Transcribe every entry word for word. Skip the pictures.

■ **Code that draws figures**
* start *
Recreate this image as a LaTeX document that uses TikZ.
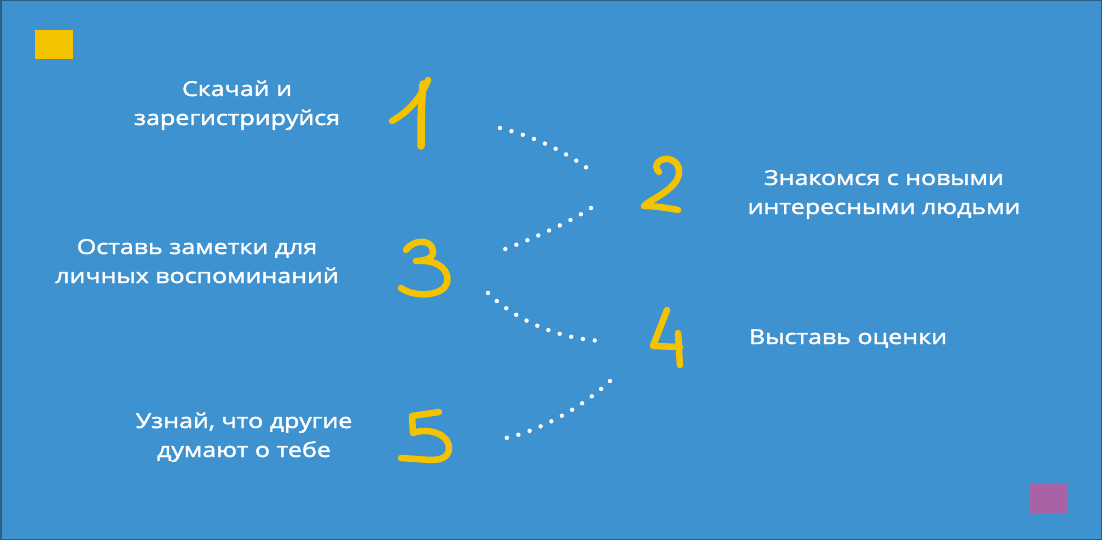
\documentclass[tikz,border=0pt]{standalone}
\usepackage{fontspec}
\setmainfont{Open Sans}[FakeBold=1.8, FakeStretch=1.22]
\usepackage{tikz}
\usetikzlibrary{positioning}
\definecolor{hintergrund}{HTML}{3D92CF}
\definecolor{rahmen}{HTML}{2E5E80}
\definecolor{gelb}{HTML}{F3C300}
\definecolor{lila}{HTML}{A862A6}
\begin{document}
\begin{tikzpicture}[x=1pt, y=-1pt,
		digit/.style={draw=gelb, line width=6.5pt, line cap=round, line join=round},
		dotline/.style={draw=white, line width=4.4pt, line cap=round, dash pattern=on 0pt off 11.9pt},
		schritt/.style={text=white, align=center, font=\fontsize{20.5}{29}\selectfont, inner sep=0pt, anchor=base}]
	%Hintergrund
	\fill[hintergrund] (0,0) rectangle (1102,540);
	\draw[rahmen, line width=1.5pt] (0.75,0.75) rectangle (1101.25,539.25);
	\useasboundingbox (0,0) rectangle (1102,540);
	% Ecken
	\fill[gelb] (35,30) rectangle (73,59);
	\fill[lila] (1029,484) rectangle (1067,513);
	% Ziffern
	\draw[digit] (392,121) .. controls (408,112) and (421,98) .. (428,80);
	\draw[digit, line width=7.5pt] (423,84) .. controls (421,105) and (421,125) .. (421,146);
	\draw[digit] (659,172) .. controls (652,165) and (660,158) .. (668,159) .. controls (678,160) and (684,172) .. (674,184) .. controls (664,195) and (650,200) .. (644,206) .. controls (655,206) and (668,208) .. (678,210);
	\draw[digit] (406,250) .. controls (412,240) and (432,238) .. (433,251) .. controls (434,258) and (425,261) .. (416,261) .. controls (440,259) and (450,272) .. (447,283) .. controls (443,296) and (415,298) .. (401,288);
	\draw[digit] (667,310) -- (653,346) -- (680,347);
	\draw[digit] (678,333) .. controls (679,345) and (679,355) .. (680,365);
	\draw[digit] (439,412) -- (412,416) -- (413,433) .. controls (430,427) and (450,435) .. (449,449) .. controls (448,458) and (440,460) .. (430,460) -- (401,458);
	% Enden der Punktlinien
	\coordinate (e1) at (500,128);
	\coordinate (e2a) at (591,171);
	\coordinate (e2b) at (591,208);
	\coordinate (e3a) at (500,251);
	\coordinate (e3b) at (488,293);
	\coordinate (e4a) at (602,341);
	\coordinate (e4b) at (610,381);
	\coordinate (e5) at (501,439);
	\draw[dotline] (e1) .. controls (540,138) and (570,155) .. (e2a);
	\draw[dotline] (e2b) .. controls (570,222) and (530,240) .. (e3a);
	\draw[dotline] (e3b) .. controls (510,315) and (550,338) .. (e4a);
	\draw[dotline] (e4b) .. controls (585,405) and (540,432) .. (e5);
	% Texte (Anker: Grundlinie der letzten Zeile)
	\node[schritt] (t1) at (237,125) {Скачай и\\зарегистрируйся};
	\node[schritt] (t3) at (197,283) {Оставь заметки для\\личных воспоминаний};
	\node[schritt] (t5) at (244,457) {Узнай, что другие\\думают о тебе};
	\node[schritt] (t2) at (884,214) {Знакомся с новыми\\интересными людьми};
	\node[schritt] (t4) at (848,344) {Выставь оценки};
\end{tikzpicture}
\end{document}
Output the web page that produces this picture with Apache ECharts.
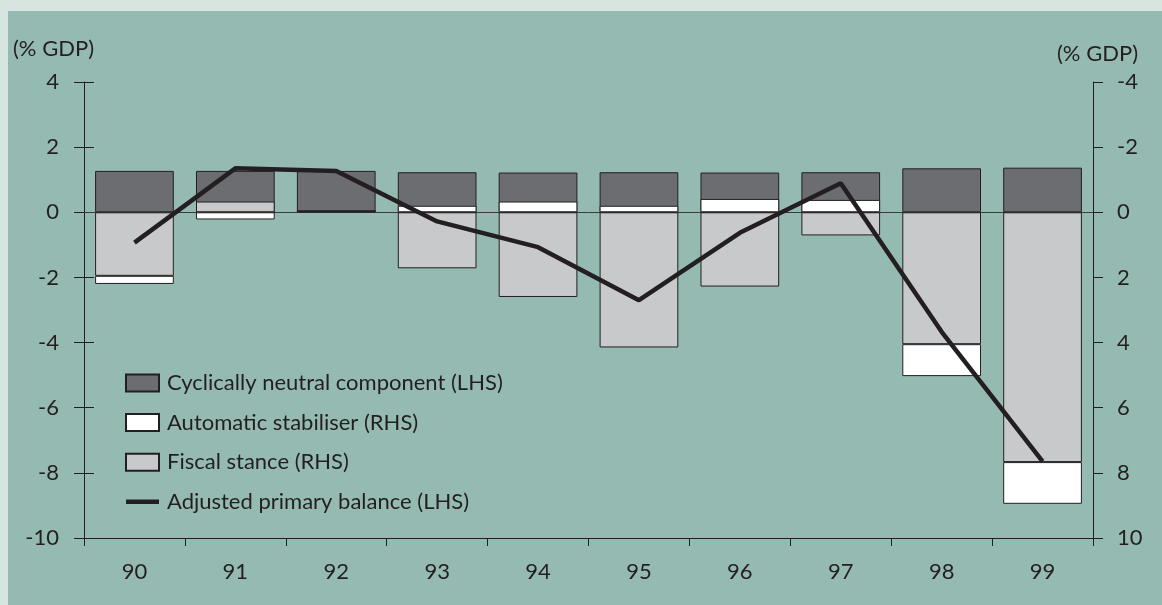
* end *
■ **Result**
Recreate this image as a LaTeX document that uses TikZ.
\documentclass[tikz,border=0pt]{standalone}
\usepackage{fontspec}
\setmainfont{Open Sans}[FakeBold=1.8, FakeStretch=1.22]
\usepackage{tikz}
\usetikzlibrary{positioning}
\definecolor{hintergrund}{HTML}{3D92CF}
\definecolor{rahmen}{HTML}{2E5E80}
\definecolor{gelb}{HTML}{F3C300}
\definecolor{lila}{HTML}{A862A6}
\begin{document}
\begin{tikzpicture}[x=1pt, y=-1pt,
		digit/.style={draw=gelb, line width=6.5pt, line cap=round, line join=round},
		dotline/.style={draw=white, line width=4.4pt, line cap=round, dash pattern=on 0pt off 11.9pt},
		schritt/.style={text=white, align=center, font=\fontsize{20.5}{29}\selectfont, inner sep=0pt, anchor=base}]
	%Hintergrund
	\fill[hintergrund] (0,0) rectangle (1102,540);
	\draw[rahmen, line width=1.5pt] (0.75,0.75) rectangle (1101.25,539.25);
	\useasboundingbox (0,0) rectangle (1102,540);
	% Ecken
	\fill[gelb] (35,30) rectangle (73,59);
	\fill[lila] (1029,484) rectangle (1067,513);
	% Ziffern
	\draw[digit] (392,121) .. controls (408,112) and (421,98) .. (428,80);
	\draw[digit, line width=7.5pt] (423,84) .. controls (421,105) and (421,125) .. (421,146);
	\draw[digit] (659,172) .. controls (652,165) and (660,158) .. (668,159) .. controls (678,160) and (684,172) .. (674,184) .. controls (664,195) and (650,200) .. (644,206) .. controls (655,206) and (668,208) .. (678,210);
	\draw[digit] (406,250) .. controls (412,240) and (432,238) .. (433,251) .. controls (434,258) and (425,261) .. (416,261) .. controls (440,259) and (450,272) .. (447,283) .. controls (443,296) and (415,298) .. (401,288);
	\draw[digit] (667,310) -- (653,346) -- (680,347);
	\draw[digit] (678,333) .. controls (679,345) and (679,355) .. (680,365);
	\draw[digit] (439,412) -- (412,416) -- (413,433) .. controls (430,427) and (450,435) .. (449,449) .. controls (448,458) and (440,460) .. (430,460) -- (401,458);
	% Enden der Punktlinien
	\coordinate (e1) at (500,128);
	\coordinate (e2a) at (591,171);
	\coordinate (e2b) at (591,208);
	\coordinate (e3a) at (500,251);
	\coordinate (e3b) at (488,293);
	\coordinate (e4a) at (602,341);
	\coordinate (e4b) at (610,381);
	\coordinate (e5) at (501,439);
	\draw[dotline] (e1) .. controls (540,138) and (570,155) .. (e2a);
	\draw[dotline] (e2b) .. controls (570,222) and (530,240) .. (e3a);
	\draw[dotline] (e3b) .. controls (510,315) and (550,338) .. (e4a);
	\draw[dotline] (e4b) .. controls (585,405) and (540,432) .. (e5);
	% Texte (Anker: Grundlinie der letzten Zeile)
	\node[schritt] (t1) at (237,125) {Скачай и\\зарегистрируйся};
	\node[schritt] (t3) at (197,283) {Оставь заметки для\\личных воспоминаний};
	\node[schritt] (t5) at (244,457) {Узнай, что другие\\думают о тебе};
	\node[schritt] (t2) at (884,214) {Знакомся с новыми\\интересными людьми};
	\node[schritt] (t4) at (848,344) {Выставь оценки};
\end{tikzpicture}
\end{document}
Output the web page that produces this picture with Apache ECharts.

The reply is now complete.